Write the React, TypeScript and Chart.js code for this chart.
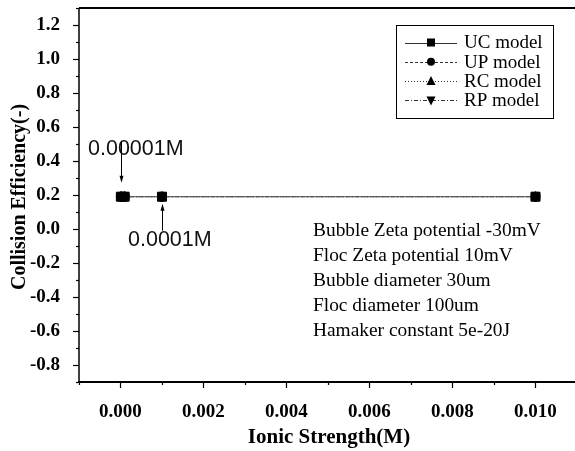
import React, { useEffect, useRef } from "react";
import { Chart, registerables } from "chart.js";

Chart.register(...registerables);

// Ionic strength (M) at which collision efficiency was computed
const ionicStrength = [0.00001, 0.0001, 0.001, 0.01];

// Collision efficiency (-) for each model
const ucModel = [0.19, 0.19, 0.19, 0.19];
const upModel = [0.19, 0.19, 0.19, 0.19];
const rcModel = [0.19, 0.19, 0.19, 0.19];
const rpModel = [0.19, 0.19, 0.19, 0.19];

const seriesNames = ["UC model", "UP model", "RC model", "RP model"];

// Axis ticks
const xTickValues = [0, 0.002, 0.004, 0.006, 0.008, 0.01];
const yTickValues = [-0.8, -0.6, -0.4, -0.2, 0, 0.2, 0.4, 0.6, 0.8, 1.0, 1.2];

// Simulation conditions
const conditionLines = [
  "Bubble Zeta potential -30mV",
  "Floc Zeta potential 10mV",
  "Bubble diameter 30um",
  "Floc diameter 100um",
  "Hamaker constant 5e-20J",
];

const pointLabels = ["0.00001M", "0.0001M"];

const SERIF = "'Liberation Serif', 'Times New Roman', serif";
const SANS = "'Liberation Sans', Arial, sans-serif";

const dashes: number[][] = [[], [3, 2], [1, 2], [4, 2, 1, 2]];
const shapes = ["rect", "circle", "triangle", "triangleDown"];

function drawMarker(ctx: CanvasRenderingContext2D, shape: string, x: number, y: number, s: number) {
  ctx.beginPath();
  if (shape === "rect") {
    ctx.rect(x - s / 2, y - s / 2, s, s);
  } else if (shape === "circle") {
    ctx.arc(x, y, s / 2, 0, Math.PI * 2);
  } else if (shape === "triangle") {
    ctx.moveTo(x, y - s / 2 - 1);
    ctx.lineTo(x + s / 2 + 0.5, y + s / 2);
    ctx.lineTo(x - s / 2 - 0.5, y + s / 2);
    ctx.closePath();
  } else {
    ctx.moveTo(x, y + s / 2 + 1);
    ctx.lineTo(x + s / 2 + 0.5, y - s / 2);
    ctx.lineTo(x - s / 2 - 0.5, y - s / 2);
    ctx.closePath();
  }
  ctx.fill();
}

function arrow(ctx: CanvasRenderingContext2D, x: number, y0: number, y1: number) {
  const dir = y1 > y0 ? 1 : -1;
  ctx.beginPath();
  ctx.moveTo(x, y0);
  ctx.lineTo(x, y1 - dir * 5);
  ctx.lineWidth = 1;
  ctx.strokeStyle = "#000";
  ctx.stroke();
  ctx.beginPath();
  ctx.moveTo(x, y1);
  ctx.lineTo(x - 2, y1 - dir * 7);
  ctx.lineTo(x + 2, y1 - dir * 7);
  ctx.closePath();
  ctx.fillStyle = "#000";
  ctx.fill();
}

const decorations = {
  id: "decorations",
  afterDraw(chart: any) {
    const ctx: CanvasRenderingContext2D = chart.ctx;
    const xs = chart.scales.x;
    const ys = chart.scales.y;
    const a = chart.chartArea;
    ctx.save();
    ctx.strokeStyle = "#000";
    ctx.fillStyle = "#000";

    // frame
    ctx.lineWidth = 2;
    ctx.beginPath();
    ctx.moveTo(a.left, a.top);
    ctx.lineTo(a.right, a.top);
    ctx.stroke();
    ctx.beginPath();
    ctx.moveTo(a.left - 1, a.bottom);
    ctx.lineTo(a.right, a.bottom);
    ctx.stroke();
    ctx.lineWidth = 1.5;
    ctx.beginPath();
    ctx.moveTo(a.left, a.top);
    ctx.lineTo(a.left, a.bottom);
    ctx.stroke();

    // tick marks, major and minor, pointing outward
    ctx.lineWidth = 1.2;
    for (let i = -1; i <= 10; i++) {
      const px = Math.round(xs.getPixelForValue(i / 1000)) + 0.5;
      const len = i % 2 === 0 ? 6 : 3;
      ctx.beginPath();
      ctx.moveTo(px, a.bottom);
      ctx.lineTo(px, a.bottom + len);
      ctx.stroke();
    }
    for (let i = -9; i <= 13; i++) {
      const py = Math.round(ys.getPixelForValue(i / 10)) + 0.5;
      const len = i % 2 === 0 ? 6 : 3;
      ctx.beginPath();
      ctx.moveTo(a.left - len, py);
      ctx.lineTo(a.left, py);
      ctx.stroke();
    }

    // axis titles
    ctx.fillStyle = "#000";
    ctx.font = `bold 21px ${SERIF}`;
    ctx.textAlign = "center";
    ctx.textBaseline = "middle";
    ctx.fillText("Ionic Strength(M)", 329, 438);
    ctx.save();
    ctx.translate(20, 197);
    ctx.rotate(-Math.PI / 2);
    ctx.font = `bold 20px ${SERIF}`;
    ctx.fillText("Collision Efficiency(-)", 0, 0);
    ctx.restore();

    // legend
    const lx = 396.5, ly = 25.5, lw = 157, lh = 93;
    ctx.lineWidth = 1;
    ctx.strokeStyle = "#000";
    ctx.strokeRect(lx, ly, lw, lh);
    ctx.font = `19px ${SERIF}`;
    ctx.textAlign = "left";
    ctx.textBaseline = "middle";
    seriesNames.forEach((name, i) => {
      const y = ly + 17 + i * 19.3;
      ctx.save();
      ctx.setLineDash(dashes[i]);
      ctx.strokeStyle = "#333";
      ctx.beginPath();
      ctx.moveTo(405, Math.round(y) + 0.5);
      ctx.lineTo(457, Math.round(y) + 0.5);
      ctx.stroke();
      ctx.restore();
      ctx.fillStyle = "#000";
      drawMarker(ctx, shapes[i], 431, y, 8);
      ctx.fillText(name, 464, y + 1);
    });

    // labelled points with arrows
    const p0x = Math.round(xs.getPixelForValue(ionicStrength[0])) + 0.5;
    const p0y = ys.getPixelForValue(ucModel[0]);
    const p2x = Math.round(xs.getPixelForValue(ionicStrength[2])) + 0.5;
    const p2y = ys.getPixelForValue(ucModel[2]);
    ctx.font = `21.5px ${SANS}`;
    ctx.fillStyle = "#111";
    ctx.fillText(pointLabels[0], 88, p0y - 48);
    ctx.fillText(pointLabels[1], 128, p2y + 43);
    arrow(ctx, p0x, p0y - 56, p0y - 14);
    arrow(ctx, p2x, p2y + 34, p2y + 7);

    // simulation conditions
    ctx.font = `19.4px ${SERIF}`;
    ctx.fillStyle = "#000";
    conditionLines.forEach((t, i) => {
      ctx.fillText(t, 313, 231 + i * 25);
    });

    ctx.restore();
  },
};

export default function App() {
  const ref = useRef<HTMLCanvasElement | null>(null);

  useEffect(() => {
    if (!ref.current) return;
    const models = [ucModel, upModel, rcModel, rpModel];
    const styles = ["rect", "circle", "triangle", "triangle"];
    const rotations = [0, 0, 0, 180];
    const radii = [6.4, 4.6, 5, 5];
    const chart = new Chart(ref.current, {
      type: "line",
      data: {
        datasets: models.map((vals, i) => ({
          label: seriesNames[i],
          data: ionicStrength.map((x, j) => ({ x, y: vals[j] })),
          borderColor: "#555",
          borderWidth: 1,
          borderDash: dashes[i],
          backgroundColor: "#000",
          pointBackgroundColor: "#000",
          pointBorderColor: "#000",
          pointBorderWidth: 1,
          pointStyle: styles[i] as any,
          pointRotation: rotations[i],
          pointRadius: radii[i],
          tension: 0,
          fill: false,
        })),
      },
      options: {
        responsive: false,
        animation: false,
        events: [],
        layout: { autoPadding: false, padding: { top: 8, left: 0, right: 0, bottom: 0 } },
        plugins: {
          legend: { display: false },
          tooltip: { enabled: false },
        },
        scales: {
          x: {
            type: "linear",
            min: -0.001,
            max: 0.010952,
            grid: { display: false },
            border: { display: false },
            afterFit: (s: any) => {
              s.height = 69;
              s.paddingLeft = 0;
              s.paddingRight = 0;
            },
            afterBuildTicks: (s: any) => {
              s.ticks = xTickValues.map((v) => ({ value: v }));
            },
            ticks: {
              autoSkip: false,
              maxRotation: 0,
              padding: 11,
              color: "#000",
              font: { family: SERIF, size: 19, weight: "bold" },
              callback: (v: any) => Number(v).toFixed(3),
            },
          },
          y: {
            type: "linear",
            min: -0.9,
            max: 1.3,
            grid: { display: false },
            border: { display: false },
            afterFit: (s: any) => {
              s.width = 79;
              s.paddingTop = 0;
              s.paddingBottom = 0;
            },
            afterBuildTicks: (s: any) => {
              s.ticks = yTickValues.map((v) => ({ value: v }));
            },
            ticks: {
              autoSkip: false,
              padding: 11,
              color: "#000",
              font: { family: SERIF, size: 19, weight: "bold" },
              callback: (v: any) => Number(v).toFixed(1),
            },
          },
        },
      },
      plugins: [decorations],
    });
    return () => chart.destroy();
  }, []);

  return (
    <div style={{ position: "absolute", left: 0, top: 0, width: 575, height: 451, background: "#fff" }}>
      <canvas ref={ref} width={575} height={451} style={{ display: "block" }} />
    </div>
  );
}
○ ○ ○ ○ ○ ○ ○
Reproduce exactly the run of lines that opens the listing and closes with the line holding "Chart.register(...registerables);". Pictures are excluded.

Write the React, TypeScript and Chart.js code for this chart.
import React, { useEffect, useRef } from "react";
import { Chart, registerables } from "chart.js";

Chart.register(...registerables);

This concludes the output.